シェンジ包囲戦と南インド諸王朝との交戦
出典: フリー百科事典『ウィキペディア(Wikipedia)』 (2021/07/07 19:07 UTC 版)
「デカン戦争」の記事における「シェンジ包囲戦と南インド諸王朝との交戦」の解説
アウラングゼーブは南インドに逃げたマラーターを軍に追撃させ、同年9月にラージャーラームの籠城するシェンジ城を包囲させた。 アウラングゼーブが遠征を行っている間、北インドや東インド各地では、戦争による莫大な戦費が重税となり、その生活が困窮したため、農民やザミーンダールなど人々の反乱が相次いだ。だが、アウラングゼーブはそんなことも気に掛けず、特に反乱の激しかったベンガルの鎮圧は部下ムルシド・クリー・ハーンに任せ、自身はシェンジをひたすら包囲し続けた。 また、アウラングゼーブは南インドに拡大した領土を統治するため、1692年4月にカルナータカ太守の役職を設け、部下のズルフィカール・ハーンを任命し、アルコットを首府に統治させた。 ムガル帝国が南インドに侵入したことで、シェンジ包囲中にもかかわらず、帝国軍は南インドの諸王朝とも交戦状態に入った。
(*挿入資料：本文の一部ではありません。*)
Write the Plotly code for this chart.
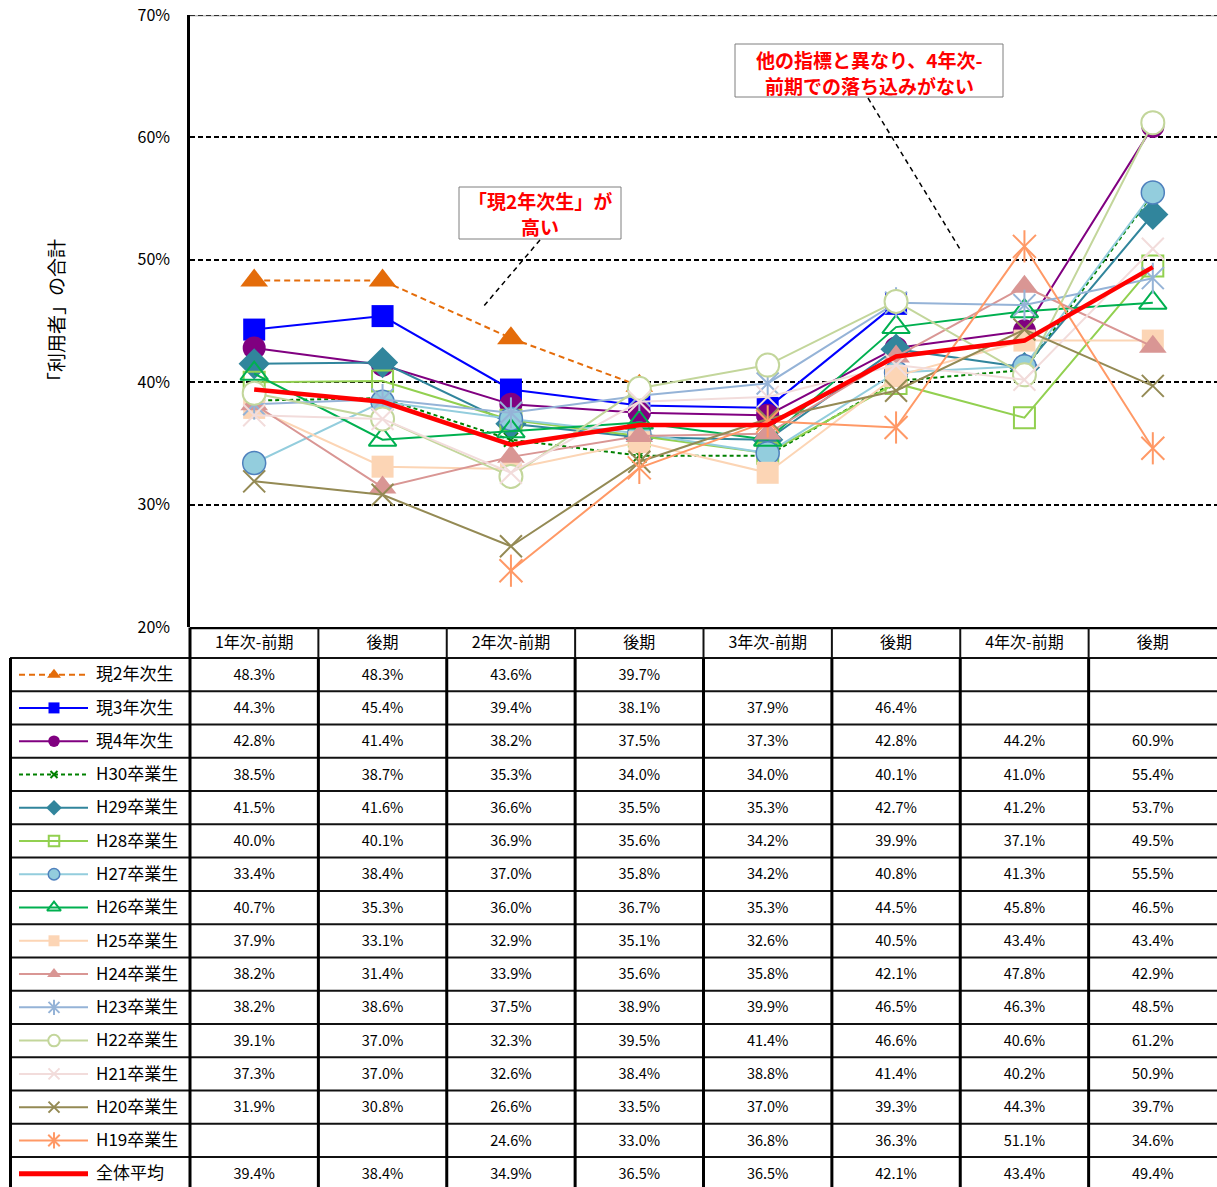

そのなかでも、タンジャーヴール・マラーター王国(シヴァージーの弟ヴィヤンコージーが建てた王朝)は特に激しく抵抗し、シェンジの包囲を解きマラーター王国を助けるために、シェンジ包囲の帝国軍に攻撃することもあった。ほかにも、ムガル帝国はマドゥライ・ナーヤカ朝、ケラディ・ナーヤカ朝、チトラドゥルガ・ナーヤカ朝といったナーヤカ朝とも交戦状態に入り、マドゥライ・ナーヤカ朝の女王マンガンマールはシェンジに援兵を出すほどだった。 1697年には、カルナータカ太守の軍18,000とタンジャーヴール・マラーター王国の軍40,000が大規模な衝突をしたことも知られている。 しかし、ムガル帝国の軍は南インドのムスリムからは歓迎され、ケーララ地方のアラッカル王国の王アリー・ラージャ・アリー2世はマーピラ(ムスリムの農民)を援軍にまわし、タミル地方のムスリムであるマフブーブ・ハーンも指揮官の一人となった。 この包囲戦には、カルナータカ地方の傭兵集団の隊長であり、のちマイソール王ハイダル・アリーの父でもあるファトフ・ムハンマドも参加しており、彼はロケット砲で城を攻撃した。このため、アウラングゼーブはシェンジの包囲を辞めず、南インドの諸勢力に苦しめられながらも、何年も砲撃戦を続け、敵方の疲弊を待った。 そして、1689年1月8日、ムガル帝国の軍はシェンジを落としたものの、ラージャーラームを捕えることはできず、逃げられてしまった。